La perturbation de la représentation intrinsèque à l’art comme de son récepteur, de celui qui fait attention à lui, et le retrait parlant d’Ecart renvoient à une metanoia, à un changement de pensée et de sentiments. JMA et Ecart se donnent à l’objet, ne veulent pas lui imposer leur théorie de la connaissance : « Voir ce qui vous arrive, explorer les choses et se mettre en parallèle à celles-ci », suggère JMA. Ce propos tend à la modification de la représentation du moi, à la réévaluation du but existentiel, à une nouvelle vision du monde. N’est pas dit comment est le monde, ce qui est le discours de l’ontologie, mais comment vivre, être au monde, ce qui est le souci de l’éthique. Et là encore, Ecart s’affirme en lâchant prise.
Ce texte est tiré de l’ouvrage L’irrésolution commune d’un engagement équivoque. Ecart, Genève 1969-1982, Lionel Bovier et Christophe Cherix (éds.), Musée d’art moderne et contemporain / Cabinet des Estampes / St-Gervais, Genève 1997. Nous remercions l’auteur de nous avoir donné son accord pour la reproduction en ligne de son article.
1 De l’un d’entre eux, Jean Fluaria, un artiste techno-conceptuel [inventé pour les besoins de l’article], proclamera à la Galerie Concepts [inventée pour les besoins de l’article] : « Minkoff est toujours l’épigone du dernier bateau » ([RMM], Tribune de Genève, 11.10.1972).
2 Cette manifestation et les deux citées infra, à Berne, Lucerne et Cologne, ont un seul et même commissaire général : le Suisse Harald Szeemann !
3 C’est le moment d’insister.

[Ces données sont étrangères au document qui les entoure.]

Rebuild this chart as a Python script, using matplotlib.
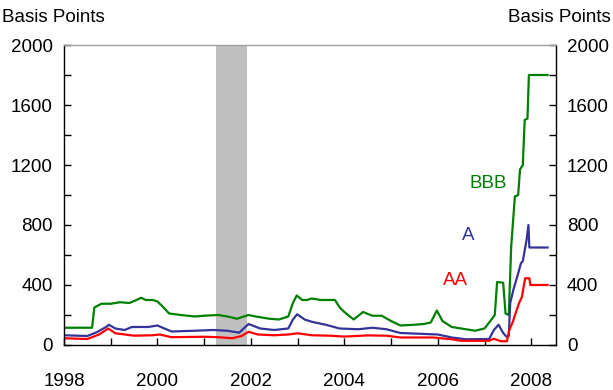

Ecart n’était pas monolithique ; s’y révélaient des individualités distinctes. Commentant leurs « collages collectifs », un critique note : « Les collages d’Armleder se désignent par une organisation compacte du matériau, chaque élément étant mis directement en relation avec un autre. Ceux de Lucchini se caractérisent par une prise de possession de l’espace, les éléments étant distribués sur toute la surface de la feuille » ([RMM], Tribune de Genève, 28.2.1973).
4 Préface à Le Théâtre et son double, Paris, Gallimard, 1938 ; édition 1964, Idées, p.18.